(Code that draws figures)
++++++++

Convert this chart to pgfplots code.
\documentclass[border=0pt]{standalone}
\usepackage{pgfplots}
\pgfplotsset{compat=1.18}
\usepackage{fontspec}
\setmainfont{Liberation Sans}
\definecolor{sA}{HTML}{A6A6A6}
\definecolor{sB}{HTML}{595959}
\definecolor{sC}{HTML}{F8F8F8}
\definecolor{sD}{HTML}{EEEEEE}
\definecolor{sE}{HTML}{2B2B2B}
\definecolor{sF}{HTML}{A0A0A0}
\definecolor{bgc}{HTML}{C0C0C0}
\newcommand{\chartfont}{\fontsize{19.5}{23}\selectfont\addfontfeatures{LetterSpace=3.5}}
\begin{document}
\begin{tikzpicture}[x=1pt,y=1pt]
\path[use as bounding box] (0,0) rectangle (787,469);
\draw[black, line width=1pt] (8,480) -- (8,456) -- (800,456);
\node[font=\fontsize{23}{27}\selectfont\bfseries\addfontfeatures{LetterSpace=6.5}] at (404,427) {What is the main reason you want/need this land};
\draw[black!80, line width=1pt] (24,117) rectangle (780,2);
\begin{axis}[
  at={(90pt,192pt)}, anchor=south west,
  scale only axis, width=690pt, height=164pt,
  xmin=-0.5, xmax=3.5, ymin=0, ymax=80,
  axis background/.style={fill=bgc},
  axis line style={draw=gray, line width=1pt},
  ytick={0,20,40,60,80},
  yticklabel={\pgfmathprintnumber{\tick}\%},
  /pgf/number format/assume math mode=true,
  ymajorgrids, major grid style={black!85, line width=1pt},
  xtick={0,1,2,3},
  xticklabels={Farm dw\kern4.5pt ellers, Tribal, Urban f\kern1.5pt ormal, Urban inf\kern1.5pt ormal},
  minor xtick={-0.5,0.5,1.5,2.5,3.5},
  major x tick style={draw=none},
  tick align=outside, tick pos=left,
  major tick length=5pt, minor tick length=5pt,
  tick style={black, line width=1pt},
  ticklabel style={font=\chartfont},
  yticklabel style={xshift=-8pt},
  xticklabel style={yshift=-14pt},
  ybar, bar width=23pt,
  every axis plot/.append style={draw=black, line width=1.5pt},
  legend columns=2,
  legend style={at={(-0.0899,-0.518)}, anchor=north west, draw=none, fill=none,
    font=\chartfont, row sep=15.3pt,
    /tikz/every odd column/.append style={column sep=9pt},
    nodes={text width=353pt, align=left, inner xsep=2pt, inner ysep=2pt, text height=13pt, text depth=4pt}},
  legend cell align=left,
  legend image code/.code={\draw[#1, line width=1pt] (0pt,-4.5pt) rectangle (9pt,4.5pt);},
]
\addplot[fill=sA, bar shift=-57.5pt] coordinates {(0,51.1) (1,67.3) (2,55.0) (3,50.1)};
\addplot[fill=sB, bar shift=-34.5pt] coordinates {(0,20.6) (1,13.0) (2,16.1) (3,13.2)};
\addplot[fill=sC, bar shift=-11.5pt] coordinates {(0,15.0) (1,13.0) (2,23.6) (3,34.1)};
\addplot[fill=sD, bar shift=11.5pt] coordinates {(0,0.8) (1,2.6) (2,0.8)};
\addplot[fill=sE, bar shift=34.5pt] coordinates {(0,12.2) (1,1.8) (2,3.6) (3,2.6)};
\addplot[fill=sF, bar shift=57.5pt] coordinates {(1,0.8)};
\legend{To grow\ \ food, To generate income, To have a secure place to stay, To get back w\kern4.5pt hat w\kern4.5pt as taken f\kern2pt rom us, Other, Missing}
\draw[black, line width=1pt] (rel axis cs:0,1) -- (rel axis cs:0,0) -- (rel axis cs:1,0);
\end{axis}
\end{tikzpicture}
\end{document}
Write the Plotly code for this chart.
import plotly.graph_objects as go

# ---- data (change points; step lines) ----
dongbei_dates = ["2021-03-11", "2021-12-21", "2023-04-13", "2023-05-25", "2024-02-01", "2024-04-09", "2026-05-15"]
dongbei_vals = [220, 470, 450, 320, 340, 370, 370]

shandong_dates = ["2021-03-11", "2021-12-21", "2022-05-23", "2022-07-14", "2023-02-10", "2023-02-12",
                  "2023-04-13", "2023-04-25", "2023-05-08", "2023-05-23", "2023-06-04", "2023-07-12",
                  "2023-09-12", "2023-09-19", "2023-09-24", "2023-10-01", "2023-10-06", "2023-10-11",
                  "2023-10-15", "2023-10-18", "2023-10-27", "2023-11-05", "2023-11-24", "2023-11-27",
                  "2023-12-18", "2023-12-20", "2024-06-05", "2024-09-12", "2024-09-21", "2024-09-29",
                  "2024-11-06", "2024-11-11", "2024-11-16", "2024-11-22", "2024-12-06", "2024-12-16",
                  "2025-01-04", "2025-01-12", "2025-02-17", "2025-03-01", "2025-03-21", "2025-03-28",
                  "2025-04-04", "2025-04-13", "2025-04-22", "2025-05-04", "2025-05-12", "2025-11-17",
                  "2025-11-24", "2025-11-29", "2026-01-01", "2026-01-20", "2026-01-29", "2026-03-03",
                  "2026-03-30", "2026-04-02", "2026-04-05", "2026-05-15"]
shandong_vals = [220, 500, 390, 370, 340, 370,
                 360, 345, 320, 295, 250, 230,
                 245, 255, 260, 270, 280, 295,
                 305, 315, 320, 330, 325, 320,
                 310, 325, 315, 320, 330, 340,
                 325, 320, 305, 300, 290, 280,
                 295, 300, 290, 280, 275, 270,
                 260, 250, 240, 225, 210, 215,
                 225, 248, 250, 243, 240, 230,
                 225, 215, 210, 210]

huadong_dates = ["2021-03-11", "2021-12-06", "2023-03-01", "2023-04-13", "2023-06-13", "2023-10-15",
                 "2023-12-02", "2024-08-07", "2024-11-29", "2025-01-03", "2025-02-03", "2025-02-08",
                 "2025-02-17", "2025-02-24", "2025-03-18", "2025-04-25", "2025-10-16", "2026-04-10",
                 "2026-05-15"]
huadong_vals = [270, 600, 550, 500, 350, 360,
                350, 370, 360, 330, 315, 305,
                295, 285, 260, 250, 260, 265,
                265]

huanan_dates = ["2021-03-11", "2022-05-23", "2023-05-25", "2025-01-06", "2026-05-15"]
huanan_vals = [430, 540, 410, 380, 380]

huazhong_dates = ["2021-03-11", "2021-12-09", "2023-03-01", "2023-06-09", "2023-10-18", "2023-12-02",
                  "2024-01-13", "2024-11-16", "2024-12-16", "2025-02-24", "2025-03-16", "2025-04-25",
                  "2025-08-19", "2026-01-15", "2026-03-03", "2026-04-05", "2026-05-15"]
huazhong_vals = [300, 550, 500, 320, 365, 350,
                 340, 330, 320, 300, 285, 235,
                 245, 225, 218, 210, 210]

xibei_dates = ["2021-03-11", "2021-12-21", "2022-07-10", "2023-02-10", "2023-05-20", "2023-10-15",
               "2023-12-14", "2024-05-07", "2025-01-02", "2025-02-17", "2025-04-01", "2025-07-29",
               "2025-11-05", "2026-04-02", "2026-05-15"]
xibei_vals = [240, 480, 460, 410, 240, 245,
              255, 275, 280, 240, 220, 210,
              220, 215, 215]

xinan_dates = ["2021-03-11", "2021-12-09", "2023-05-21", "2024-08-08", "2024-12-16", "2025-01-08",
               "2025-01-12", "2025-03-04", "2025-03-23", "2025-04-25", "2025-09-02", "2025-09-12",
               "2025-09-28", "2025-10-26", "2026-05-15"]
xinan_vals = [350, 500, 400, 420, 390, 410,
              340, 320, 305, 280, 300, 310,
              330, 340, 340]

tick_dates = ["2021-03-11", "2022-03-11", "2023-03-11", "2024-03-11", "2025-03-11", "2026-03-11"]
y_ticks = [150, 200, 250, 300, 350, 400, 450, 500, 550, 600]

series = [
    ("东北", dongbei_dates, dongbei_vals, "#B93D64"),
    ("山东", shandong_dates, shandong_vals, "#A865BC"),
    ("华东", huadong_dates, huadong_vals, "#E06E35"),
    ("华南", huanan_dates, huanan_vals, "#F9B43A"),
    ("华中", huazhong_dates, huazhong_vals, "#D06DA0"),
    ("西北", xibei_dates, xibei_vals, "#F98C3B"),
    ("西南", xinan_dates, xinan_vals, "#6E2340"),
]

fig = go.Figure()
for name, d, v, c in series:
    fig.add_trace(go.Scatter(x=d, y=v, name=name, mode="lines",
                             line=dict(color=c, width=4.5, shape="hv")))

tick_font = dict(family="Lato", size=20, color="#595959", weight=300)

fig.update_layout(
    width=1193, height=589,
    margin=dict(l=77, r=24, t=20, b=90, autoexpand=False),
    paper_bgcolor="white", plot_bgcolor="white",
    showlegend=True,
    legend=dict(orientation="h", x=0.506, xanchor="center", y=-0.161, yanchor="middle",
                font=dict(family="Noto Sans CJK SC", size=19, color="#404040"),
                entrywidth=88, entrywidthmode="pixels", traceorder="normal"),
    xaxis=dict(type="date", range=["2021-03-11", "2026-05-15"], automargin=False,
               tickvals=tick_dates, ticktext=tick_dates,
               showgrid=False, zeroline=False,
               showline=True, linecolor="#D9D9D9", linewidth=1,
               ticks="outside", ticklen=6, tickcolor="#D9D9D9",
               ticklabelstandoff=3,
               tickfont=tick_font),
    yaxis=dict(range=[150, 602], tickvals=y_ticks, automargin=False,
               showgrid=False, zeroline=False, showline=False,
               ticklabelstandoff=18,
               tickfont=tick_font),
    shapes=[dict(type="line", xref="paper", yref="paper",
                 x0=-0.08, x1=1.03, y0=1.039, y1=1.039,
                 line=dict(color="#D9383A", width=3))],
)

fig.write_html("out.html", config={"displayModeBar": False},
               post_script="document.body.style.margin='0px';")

++++++++

DIRECTION — Taking the lines above, repeat exactly those from the line that contains "Write the Plotly code for this chart." through the line that contains "dongbei_vals = [220, 470, 450, 320, 340, 370, 370]", and both of those lines as well. Include nothing else.

COMPLETE RESPONSE —
Write the Plotly code for this chart.
import plotly.graph_objects as go

# ---- data (change points; step lines) ----
dongbei_dates = ["2021-03-11", "2021-12-21", "2023-04-13", "2023-05-25", "2024-02-01", "2024-04-09", "2026-05-15"]
dongbei_vals = [220, 470, 450, 320, 340, 370, 370]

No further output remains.